## Start DATA SHOWN
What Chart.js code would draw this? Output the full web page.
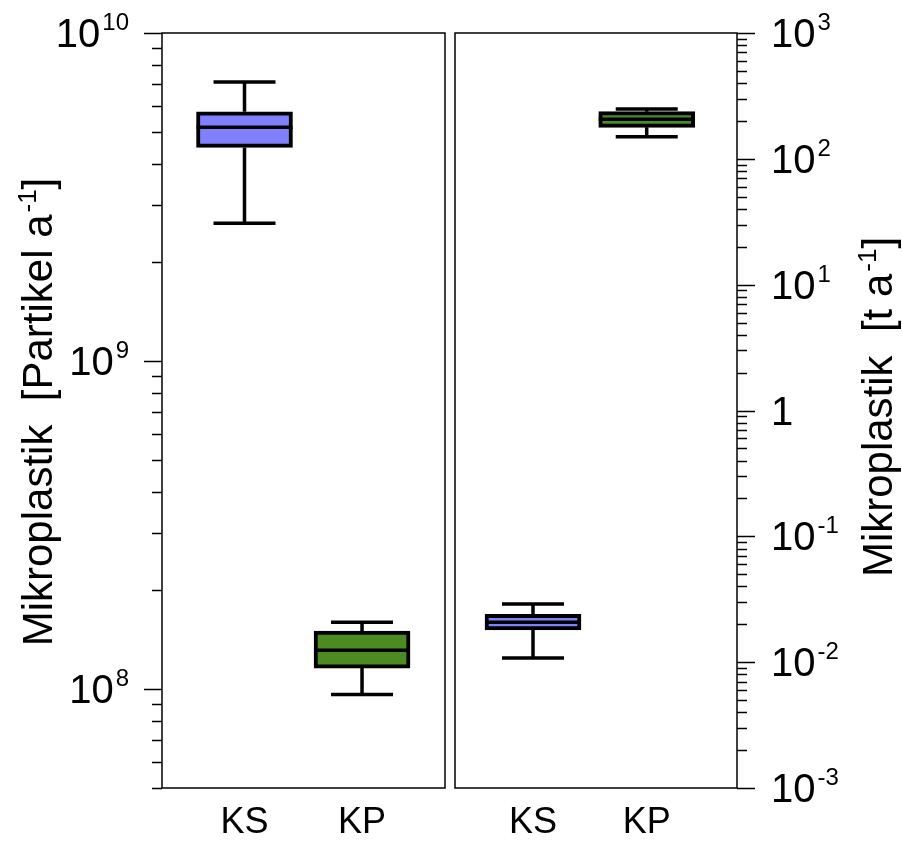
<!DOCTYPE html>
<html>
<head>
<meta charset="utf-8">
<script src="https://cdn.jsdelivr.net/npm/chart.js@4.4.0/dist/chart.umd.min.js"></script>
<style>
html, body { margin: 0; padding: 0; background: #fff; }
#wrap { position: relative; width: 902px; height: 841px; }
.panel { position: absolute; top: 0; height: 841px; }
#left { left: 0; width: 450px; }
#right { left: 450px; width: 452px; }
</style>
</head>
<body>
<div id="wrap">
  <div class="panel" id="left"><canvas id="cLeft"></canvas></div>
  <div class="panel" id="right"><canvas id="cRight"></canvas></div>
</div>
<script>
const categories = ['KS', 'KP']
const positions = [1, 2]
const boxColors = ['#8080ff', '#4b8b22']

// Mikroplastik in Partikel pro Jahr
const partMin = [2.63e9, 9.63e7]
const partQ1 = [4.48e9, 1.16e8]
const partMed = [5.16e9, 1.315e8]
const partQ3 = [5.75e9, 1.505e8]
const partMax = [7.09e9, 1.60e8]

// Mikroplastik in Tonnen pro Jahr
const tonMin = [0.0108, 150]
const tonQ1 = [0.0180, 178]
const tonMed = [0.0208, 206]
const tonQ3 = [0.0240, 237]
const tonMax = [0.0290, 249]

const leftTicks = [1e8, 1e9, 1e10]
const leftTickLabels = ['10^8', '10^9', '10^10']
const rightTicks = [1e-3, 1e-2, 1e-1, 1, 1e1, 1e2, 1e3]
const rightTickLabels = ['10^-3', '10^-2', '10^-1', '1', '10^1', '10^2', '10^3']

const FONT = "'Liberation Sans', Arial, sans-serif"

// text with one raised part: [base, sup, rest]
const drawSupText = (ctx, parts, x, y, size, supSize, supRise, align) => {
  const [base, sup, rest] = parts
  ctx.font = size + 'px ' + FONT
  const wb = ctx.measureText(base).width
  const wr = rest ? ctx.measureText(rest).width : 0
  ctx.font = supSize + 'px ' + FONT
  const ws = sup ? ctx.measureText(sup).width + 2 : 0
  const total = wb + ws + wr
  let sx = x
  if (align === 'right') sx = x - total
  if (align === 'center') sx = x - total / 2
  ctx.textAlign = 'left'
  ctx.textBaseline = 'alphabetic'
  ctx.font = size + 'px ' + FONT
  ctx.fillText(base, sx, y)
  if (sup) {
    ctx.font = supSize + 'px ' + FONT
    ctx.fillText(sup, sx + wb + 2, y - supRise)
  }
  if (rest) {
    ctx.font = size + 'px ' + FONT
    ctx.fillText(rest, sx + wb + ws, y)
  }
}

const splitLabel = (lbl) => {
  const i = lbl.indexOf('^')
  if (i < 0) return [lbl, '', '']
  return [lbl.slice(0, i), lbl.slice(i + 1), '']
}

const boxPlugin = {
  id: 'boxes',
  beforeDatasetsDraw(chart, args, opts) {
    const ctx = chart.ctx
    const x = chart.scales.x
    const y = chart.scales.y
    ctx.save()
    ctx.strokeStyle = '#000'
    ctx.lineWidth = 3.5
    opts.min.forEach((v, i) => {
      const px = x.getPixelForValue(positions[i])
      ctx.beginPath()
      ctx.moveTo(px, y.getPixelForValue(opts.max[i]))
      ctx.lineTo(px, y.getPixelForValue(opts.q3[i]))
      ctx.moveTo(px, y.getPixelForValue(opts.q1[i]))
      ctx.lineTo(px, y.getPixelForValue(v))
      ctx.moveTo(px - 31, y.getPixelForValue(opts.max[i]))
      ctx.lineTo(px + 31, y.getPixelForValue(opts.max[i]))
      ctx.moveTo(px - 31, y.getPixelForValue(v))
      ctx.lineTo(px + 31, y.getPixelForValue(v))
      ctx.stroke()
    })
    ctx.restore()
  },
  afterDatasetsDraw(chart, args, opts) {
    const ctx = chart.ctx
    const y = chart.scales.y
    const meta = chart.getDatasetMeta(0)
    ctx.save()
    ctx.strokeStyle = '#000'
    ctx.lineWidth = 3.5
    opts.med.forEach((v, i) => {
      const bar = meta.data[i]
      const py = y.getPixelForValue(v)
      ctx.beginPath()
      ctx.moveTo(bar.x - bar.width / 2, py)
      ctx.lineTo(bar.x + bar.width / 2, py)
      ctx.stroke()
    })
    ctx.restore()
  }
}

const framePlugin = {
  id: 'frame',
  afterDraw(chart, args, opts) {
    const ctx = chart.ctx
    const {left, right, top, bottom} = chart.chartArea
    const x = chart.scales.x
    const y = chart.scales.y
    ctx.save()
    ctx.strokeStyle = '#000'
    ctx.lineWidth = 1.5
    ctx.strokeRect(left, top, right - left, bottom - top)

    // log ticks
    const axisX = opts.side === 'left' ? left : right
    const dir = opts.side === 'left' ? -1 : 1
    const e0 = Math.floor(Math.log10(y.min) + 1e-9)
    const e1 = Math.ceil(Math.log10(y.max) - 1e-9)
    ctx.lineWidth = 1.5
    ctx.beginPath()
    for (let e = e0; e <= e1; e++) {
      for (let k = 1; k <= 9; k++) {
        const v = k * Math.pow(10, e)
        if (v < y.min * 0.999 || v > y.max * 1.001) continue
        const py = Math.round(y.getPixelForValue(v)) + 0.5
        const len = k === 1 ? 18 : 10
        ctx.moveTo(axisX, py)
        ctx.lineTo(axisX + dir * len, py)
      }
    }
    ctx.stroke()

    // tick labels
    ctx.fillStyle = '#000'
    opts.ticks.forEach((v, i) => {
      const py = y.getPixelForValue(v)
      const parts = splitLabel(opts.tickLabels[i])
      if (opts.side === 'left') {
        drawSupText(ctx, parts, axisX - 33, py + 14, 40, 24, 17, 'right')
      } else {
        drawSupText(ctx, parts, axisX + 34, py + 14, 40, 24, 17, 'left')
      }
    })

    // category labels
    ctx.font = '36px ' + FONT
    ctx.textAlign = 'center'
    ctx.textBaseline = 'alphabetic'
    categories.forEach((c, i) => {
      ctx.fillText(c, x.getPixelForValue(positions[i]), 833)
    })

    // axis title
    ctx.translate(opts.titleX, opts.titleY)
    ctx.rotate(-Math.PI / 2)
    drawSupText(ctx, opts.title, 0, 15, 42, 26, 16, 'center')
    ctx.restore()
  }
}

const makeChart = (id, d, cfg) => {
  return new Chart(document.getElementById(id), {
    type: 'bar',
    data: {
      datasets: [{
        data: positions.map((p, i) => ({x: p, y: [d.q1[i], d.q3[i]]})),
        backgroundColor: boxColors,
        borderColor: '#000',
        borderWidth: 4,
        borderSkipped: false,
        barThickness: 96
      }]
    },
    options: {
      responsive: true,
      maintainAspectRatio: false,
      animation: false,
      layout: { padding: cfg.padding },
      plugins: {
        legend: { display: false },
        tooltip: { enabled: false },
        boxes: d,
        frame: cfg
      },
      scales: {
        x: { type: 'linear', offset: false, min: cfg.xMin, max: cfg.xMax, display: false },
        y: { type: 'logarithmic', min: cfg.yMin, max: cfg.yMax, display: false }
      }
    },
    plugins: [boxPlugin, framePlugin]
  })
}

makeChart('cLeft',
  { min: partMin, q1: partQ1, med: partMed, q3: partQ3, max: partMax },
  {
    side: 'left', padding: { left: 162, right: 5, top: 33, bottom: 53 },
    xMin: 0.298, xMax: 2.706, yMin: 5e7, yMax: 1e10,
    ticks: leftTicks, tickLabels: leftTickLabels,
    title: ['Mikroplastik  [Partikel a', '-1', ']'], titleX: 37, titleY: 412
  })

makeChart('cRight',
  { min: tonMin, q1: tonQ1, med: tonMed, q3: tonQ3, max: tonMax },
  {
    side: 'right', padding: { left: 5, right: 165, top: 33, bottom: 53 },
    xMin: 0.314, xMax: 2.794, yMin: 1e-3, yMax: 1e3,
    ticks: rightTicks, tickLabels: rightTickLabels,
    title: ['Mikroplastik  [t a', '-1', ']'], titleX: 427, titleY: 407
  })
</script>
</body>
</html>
## End DATA SHOWN
## Start DATA SHOWN
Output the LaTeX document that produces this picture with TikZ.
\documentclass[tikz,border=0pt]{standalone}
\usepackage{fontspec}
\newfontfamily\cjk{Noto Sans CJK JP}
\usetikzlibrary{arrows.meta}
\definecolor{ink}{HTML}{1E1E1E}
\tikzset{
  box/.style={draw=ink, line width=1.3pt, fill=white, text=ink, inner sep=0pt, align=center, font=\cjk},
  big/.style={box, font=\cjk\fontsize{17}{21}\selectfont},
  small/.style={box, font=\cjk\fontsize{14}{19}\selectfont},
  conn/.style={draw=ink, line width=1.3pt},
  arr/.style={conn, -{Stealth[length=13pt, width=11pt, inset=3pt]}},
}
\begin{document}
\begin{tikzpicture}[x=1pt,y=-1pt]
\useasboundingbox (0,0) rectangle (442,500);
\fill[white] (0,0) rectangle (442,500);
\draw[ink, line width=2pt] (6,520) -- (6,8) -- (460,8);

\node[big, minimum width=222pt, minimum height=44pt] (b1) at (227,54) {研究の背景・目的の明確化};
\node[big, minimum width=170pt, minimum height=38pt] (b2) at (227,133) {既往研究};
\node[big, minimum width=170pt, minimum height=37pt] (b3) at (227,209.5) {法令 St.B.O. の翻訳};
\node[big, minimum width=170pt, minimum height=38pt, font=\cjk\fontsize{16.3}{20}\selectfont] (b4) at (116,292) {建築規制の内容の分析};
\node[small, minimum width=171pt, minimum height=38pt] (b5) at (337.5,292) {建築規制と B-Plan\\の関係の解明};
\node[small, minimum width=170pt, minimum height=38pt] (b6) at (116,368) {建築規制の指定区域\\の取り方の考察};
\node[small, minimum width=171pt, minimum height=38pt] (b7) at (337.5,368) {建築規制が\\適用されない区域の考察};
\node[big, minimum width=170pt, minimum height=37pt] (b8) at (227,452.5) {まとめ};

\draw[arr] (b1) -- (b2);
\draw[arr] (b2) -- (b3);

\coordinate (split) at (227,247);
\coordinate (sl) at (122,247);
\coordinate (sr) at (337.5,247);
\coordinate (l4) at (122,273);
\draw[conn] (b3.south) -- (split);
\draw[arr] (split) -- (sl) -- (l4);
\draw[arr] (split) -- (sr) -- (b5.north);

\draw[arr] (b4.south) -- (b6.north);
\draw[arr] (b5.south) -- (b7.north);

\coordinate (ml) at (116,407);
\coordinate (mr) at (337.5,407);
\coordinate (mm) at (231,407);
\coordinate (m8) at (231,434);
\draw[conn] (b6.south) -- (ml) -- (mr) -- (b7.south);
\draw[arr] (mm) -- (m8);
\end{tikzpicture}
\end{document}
## End DATA SHOWN
## Start DATA SHOWN
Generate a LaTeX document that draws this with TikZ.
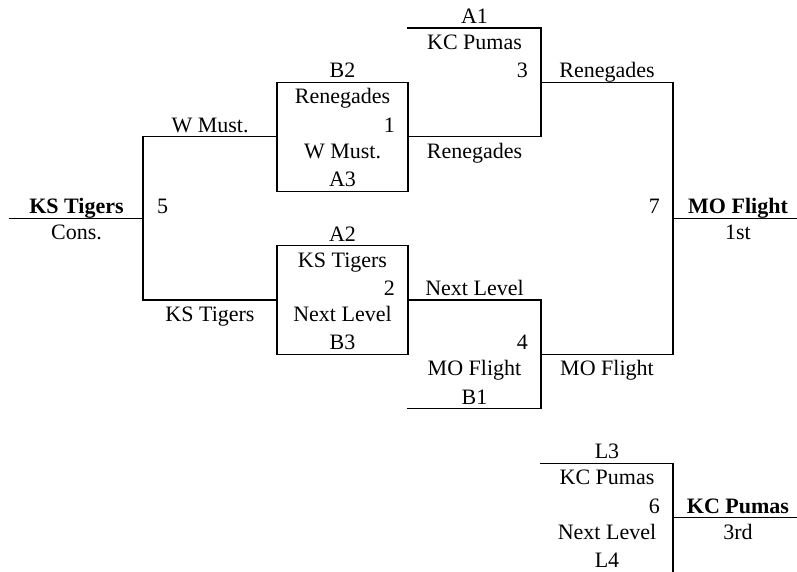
## End DATA SHOWN
▶ PROBLEM STATEMENT
What's needed is an exact copy of the records above from the line containing "What Chart.js code" down to the line containing "const boxColors = ['#8080ff', '#4b8b22']", both included, without any pictures.

▶ WRITTEN ANSWER
What Chart.js code would draw this? Output the full web page.
<!DOCTYPE html>
<html>
<head>
<meta charset="utf-8">
<script src="https://cdn.jsdelivr.net/npm/chart.js@4.4.0/dist/chart.umd.min.js"></script>
<style>
html, body { margin: 0; padding: 0; background: #fff; }
#wrap { position: relative; width: 902px; height: 841px; }
.panel { position: absolute; top: 0; height: 841px; }
#left { left: 0; width: 450px; }
#right { left: 450px; width: 452px; }
</style>
</head>
<body>
<div id="wrap">
  <div class="panel" id="left"><canvas id="cLeft"></canvas></div>
  <div class="panel" id="right"><canvas id="cRight"></canvas></div>
</div>
<script>
const categories = ['KS', 'KP']
const positions = [1, 2]
const boxColors = ['#8080ff', '#4b8b22']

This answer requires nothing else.